Varthamana is a brooding take on urban loneliness

Varthamana is a brooding take on urban loneliness

Film: Varthamana

Director: Umesh Amshi

Cast: Sanchari Vijay, Sanjana Prakash

Language: Kannada (U/A)

Rating: Two and a half stars

It is sad to see the career of actor Sanchari Vijay not taking off as expected. After winning the national award for his brilliant performance in 'Nanu Avanalla Avalu', no significant film has come out with him in the lead.

A fine actor starved for good roles, Vijay is taking up whatever is coming his way. This continues with his latest release 'Varthamana,' directed by Umesh Amshi.

'Varthamana' opens with a dream sequence in which protagonist Anant (Sanchari Vijay) is strangled by a group.
The curiosity it creates is short-lived, as you see a series of bizarre, unconnected scenes as the story progresses.

With dreams and reality overlapping, your comprehension is muddled. The director gives no clue about what he intends to say.

Is he inviting the audience to interpret the film? Perhaps. But storytelling needs eventually to tie up at least some of the loose ends. That doesn't happen.

An alternative track has Sameer, going on a killing spree under orders from man called Jackson. Though the stories of Anant and Sameer meet, the merging is unconvincing and inconclusive.

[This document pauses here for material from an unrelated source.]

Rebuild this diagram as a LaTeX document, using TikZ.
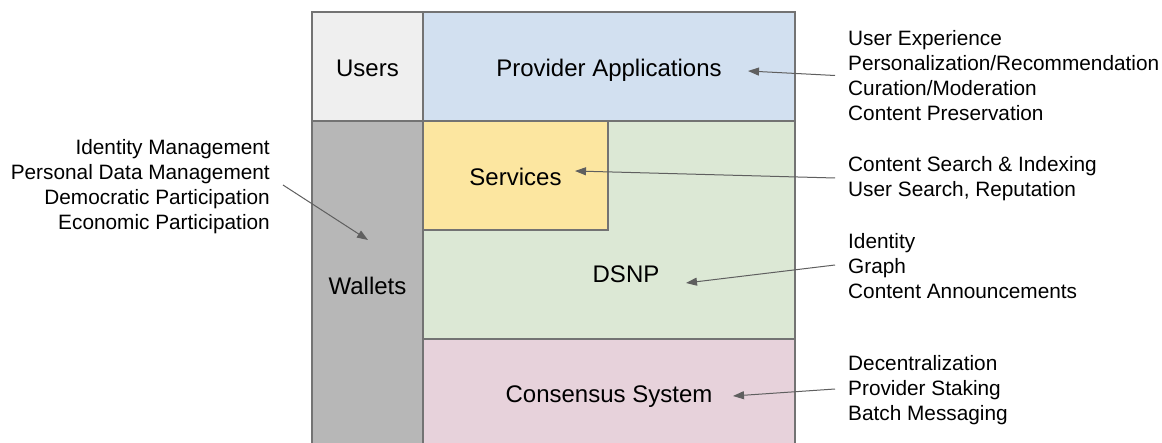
\documentclass[tikz,border=0pt]{standalone}
\usepackage{fontspec}
\setmainfont{Liberation Sans}
\usetikzlibrary{arrows.meta}
\definecolor{bordergray}{HTML}{737373}
\definecolor{arrowgray}{HTML}{5F5F5F}
\definecolor{usersfill}{HTML}{EFEFEF}
\definecolor{provfill}{HTML}{D2E0F0}
\definecolor{walletfill}{HTML}{B7B7B7}
\definecolor{dsnpfill}{HTML}{DCE8D5}
\definecolor{servfill}{HTML}{FCE6A0}
\definecolor{consfill}{HTML}{E7D2DB}
\tikzset{
  bigfont/.style={font=\fontsize{24}{28}\selectfont, text height=17.2pt, text depth=0pt},
  layer/.style={draw=bordergray, line width=1.2pt, anchor=north west, inner sep=0pt, outer sep=0pt, bigfont},
  sidetext/.style={inner ysep=0pt, inner xsep=13pt, font=\fontsize{20.8}{25}\selectfont},
  arr/.style={draw=arrowgray, line width=1pt, -{Triangle[length=11pt,width=8pt]}}
}
\begin{document}
\begin{tikzpicture}[x=1pt,y=-1pt]
\useasboundingbox (0,0) rectangle (1162,443);
\clip (0,0) rectangle (1162,443);
\fill[white] (0,0) rectangle (1162,443);
% layers
\node[layer, fill=usersfill, minimum width=111pt, minimum height=109pt] (users) at (312,12) {\raisebox{-1pt}{Users}};
\node[layer, fill=provfill, minimum width=372pt, minimum height=109pt] (prov) at (423,12) {\raisebox{-1pt}{Provider Applications}};
\node[layer, fill=walletfill, minimum width=111pt, minimum height=330pt] (wallets) at (312,121) {Wallets};
\node[layer, fill=dsnpfill, minimum width=372pt, minimum height=218pt] (dsnpbox) at (423,121) {};
\node[layer, fill=servfill, minimum width=185pt, minimum height=109pt] (serv) at (423,121) {\raisebox{-1pt}{Services}};
\node[layer, fill=consfill, minimum width=372pt, minimum height=112pt] (cons) at (423,339) {};
\node[bigfont, inner sep=0pt] (dsnp) at (626,274) {DSNP};
\node[bigfont, inner sep=0pt] (conslbl) at (609,393.5) {Consensus System};
% side texts
\node[sidetext, anchor=west, align=left] (g1) at (835,75.5) {User Experience\\Personalization/Recommendation\\Curation/Moderation\\Content Preservation};
\node[sidetext, anchor=west, align=left] (g2) at (835,178.5) {Content Search \& Indexing\\User Search, Reputation};
\node[sidetext, anchor=west, align=left] (g3) at (835,266) {Identity\\Graph\\Content Announcements};
\node[sidetext, anchor=west, align=left] (g4) at (835,390) {Decentralization\\Provider Staking\\Batch Messaging};
\node[sidetext, anchor=east, align=right] (g0) at (283,186.5) {Identity Management\\Personal Data Management\\Democratic Participation\\Economic Participation};
% arrow tips
\coordinate (tprov) at (748,71);
\coordinate (tserv) at (575,171);
\coordinate (tdsnp) at (686,283);
\coordinate (tcons) at (733,396);
\coordinate (twall) at (368,240);
\draw[arr] (g1.west) -- (tprov);
\draw[arr] ([yshift=0.5pt]g2.west) -- (tserv);
\draw[arr] ([yshift=1pt]g3.west) -- (tdsnp);
\draw[arr] ([yshift=1pt]g4.west) -- (tcons);
\draw[arr] ([yshift=1.5pt]g0.east) -- (twall);
\end{tikzpicture}
\end{document}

The director's experiments with colour coding of frames, adding to the difficulty of following the narrative, but it is a technique that enhances the atmosphere.

The pace is slow and the dialogue minimal, and the film reflects the dejected loneliness of city dwellers. Anant is constantly searching for a man called Adarsh, identified by his blue shirt and tie. Maybe he is searching for the ideal person within himself. It's all open to interpretation.

The sound design is excellent, with an intelligence use of silence. Sanchari Vijay struggles hard to make sense of the script, but all credit to him for adding heft to it. He conveys the melancholy of the character well.

Sanjana Prakash appears sparingly in a character not so well-etched. The film ends with a hint that we have watched the projections of what was going on inside the mind of a man under intense psychological stress.

Varthamana experiments with content and form, but fails to captivate the audience.